Lines that hold the word "standalone" should be located and copied.

_Material supplied_.
## Start

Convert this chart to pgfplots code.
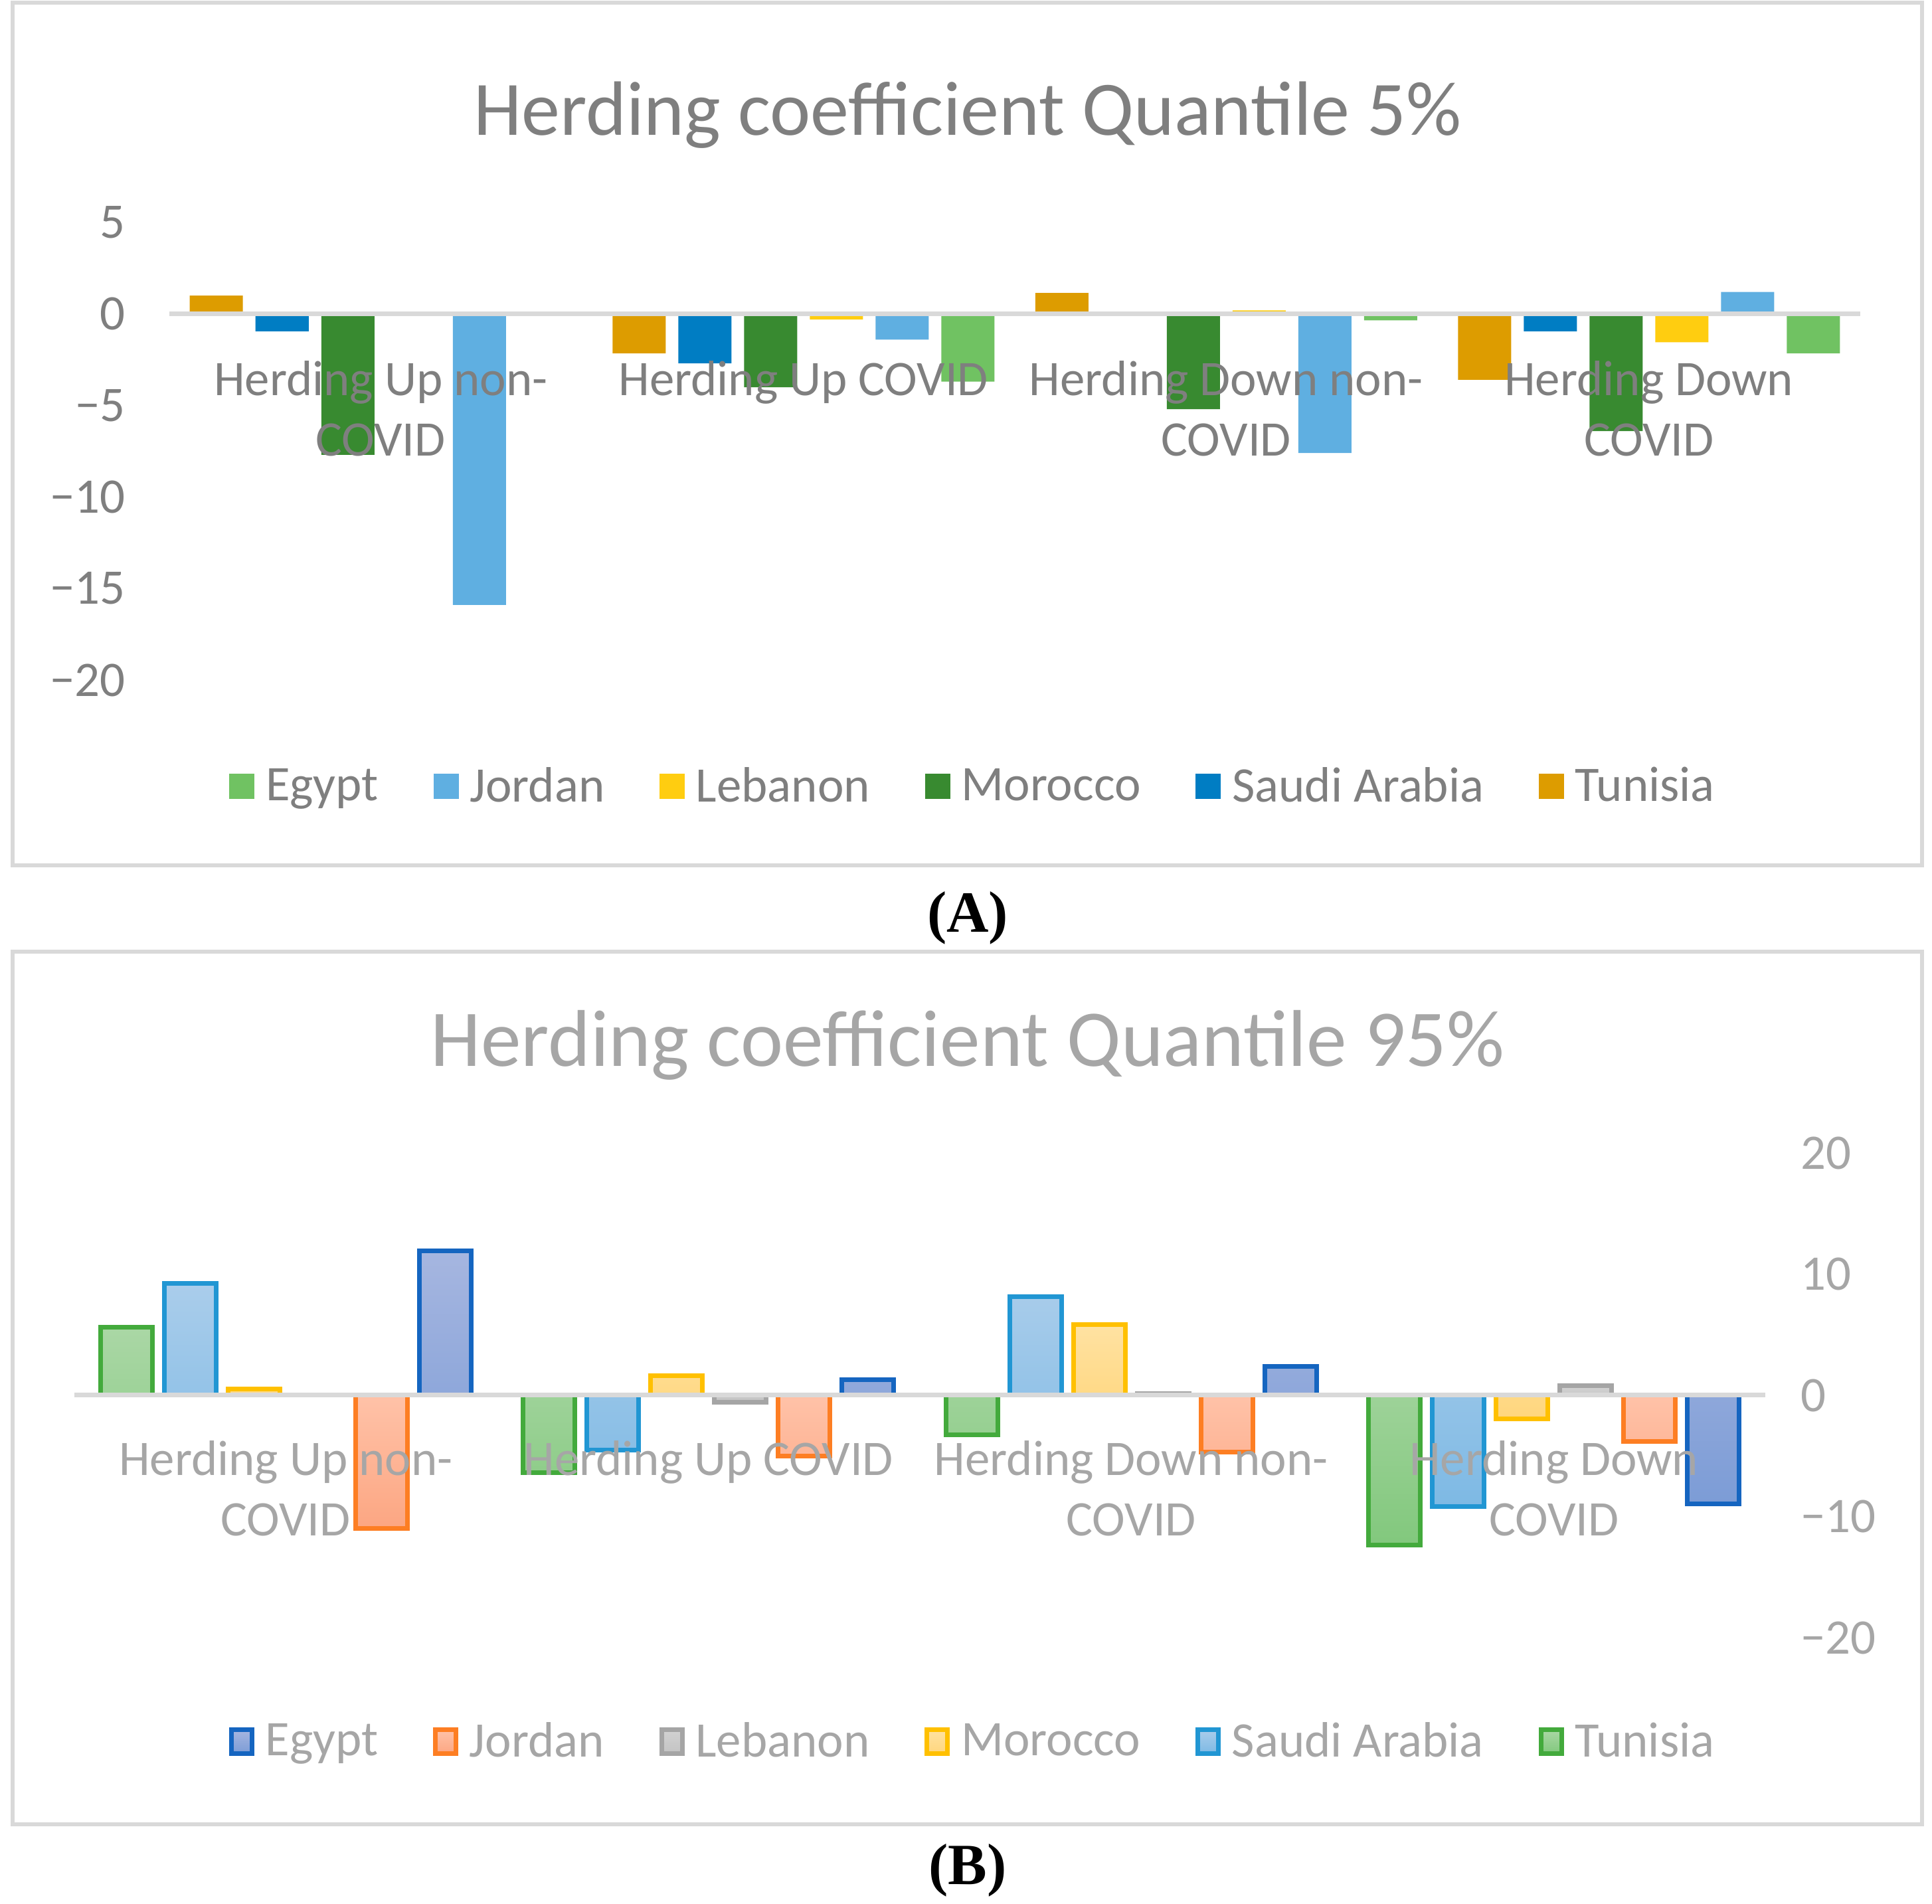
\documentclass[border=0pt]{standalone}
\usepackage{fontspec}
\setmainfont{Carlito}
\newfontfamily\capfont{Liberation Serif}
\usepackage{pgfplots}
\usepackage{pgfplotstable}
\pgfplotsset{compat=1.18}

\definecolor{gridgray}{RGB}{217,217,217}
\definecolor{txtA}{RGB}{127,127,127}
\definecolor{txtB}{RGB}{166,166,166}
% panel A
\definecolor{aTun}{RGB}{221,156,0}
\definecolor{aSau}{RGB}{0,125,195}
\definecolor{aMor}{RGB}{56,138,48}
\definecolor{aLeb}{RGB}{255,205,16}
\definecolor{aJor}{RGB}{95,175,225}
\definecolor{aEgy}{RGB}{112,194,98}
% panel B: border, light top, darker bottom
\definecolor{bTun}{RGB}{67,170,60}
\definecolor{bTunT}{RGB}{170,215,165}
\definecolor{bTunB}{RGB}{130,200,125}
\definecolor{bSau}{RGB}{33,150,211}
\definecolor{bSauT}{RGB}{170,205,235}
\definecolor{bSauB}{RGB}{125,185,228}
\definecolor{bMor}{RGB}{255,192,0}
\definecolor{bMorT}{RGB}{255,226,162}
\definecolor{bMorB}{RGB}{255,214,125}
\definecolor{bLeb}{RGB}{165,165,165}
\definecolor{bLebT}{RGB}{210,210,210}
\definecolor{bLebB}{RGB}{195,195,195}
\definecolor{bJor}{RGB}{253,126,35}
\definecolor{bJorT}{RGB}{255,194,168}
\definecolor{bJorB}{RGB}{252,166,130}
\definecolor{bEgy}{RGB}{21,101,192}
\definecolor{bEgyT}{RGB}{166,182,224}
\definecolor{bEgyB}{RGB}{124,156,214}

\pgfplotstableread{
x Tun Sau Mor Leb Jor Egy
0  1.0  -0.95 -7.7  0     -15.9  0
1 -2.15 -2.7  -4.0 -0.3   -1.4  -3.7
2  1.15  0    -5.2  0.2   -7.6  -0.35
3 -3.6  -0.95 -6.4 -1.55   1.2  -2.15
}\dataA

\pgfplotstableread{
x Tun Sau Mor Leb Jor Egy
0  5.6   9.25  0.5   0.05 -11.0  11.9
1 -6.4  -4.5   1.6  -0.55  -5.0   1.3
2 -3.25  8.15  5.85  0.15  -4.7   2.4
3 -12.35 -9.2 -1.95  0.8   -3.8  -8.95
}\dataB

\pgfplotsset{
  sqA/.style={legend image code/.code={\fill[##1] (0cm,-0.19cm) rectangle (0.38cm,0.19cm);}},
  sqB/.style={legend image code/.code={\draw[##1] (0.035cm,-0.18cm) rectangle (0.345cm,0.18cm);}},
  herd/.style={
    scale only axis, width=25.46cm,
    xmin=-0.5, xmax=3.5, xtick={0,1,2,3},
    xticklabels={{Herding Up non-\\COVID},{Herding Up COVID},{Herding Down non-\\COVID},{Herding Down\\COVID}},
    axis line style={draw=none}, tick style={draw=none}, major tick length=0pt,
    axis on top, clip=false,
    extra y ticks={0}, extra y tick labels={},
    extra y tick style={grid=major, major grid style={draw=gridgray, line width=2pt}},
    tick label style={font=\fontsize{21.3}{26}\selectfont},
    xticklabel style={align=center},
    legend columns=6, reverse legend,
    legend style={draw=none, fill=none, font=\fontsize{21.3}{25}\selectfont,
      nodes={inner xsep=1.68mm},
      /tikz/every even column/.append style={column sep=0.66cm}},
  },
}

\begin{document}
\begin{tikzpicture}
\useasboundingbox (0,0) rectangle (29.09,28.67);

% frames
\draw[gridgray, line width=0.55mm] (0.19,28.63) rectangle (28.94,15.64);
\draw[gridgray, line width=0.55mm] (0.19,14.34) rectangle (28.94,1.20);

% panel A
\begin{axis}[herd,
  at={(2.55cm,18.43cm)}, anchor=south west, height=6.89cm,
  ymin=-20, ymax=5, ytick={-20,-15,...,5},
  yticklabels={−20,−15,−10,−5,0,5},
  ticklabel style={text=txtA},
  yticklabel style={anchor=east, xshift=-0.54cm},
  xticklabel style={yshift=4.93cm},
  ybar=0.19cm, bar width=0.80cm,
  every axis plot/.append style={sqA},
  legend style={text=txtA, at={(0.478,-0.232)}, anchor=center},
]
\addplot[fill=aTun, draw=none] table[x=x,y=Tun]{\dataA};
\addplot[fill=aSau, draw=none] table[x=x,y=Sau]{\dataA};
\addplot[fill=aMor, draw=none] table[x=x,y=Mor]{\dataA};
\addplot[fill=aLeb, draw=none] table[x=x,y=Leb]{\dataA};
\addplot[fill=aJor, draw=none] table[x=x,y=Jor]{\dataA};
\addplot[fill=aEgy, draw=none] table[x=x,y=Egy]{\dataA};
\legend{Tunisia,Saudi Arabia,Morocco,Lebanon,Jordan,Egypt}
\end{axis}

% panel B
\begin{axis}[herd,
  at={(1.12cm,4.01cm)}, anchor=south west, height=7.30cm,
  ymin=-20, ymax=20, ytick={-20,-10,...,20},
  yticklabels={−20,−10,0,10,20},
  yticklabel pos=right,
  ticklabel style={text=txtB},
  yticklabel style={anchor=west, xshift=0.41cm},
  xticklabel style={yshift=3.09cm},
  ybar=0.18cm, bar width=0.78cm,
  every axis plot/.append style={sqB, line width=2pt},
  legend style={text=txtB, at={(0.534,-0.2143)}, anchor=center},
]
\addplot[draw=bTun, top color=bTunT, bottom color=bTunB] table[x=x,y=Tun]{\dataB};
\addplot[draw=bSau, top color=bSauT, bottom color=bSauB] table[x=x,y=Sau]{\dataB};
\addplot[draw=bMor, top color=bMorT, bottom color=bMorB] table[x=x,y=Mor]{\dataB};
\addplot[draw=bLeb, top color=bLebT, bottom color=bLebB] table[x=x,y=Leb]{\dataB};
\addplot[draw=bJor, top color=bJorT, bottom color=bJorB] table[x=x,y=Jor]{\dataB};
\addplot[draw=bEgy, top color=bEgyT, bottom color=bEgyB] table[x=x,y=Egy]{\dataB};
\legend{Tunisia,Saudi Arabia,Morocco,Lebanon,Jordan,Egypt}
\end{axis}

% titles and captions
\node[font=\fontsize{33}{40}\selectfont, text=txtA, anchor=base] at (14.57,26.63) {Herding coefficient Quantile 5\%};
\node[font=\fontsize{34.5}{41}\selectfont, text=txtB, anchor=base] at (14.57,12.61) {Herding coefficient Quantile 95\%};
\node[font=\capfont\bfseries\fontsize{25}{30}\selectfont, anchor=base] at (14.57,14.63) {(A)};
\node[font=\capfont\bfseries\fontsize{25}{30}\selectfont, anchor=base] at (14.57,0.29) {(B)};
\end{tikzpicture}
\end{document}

## End
## Start

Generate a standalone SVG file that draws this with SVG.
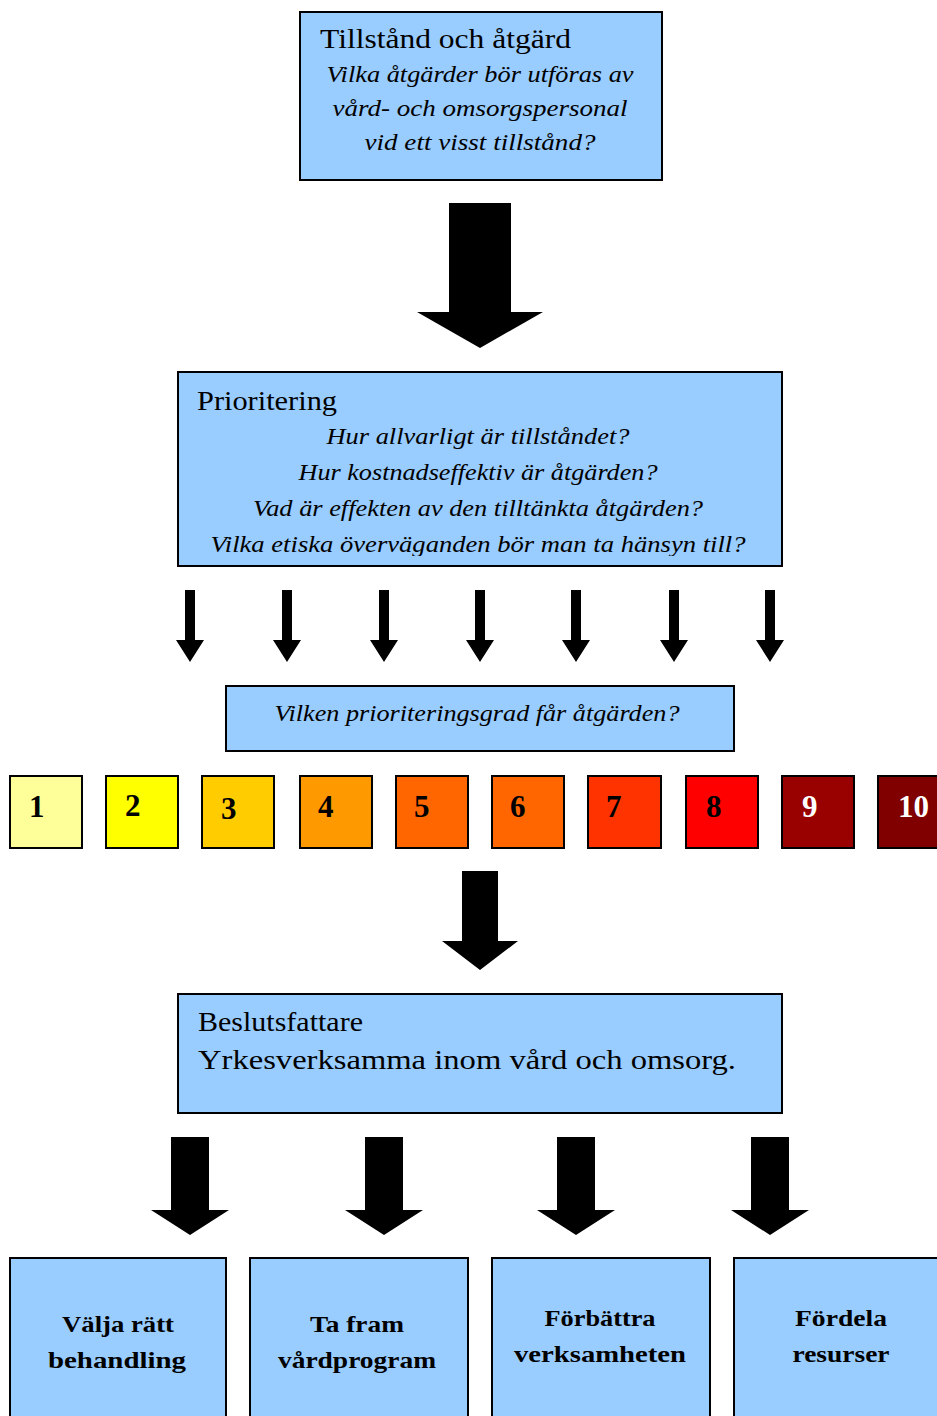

## End

_Answer to the problem_.
\documentclass[border=0pt]{standalone}
Generate a standalone SVG file that draws this with SVG.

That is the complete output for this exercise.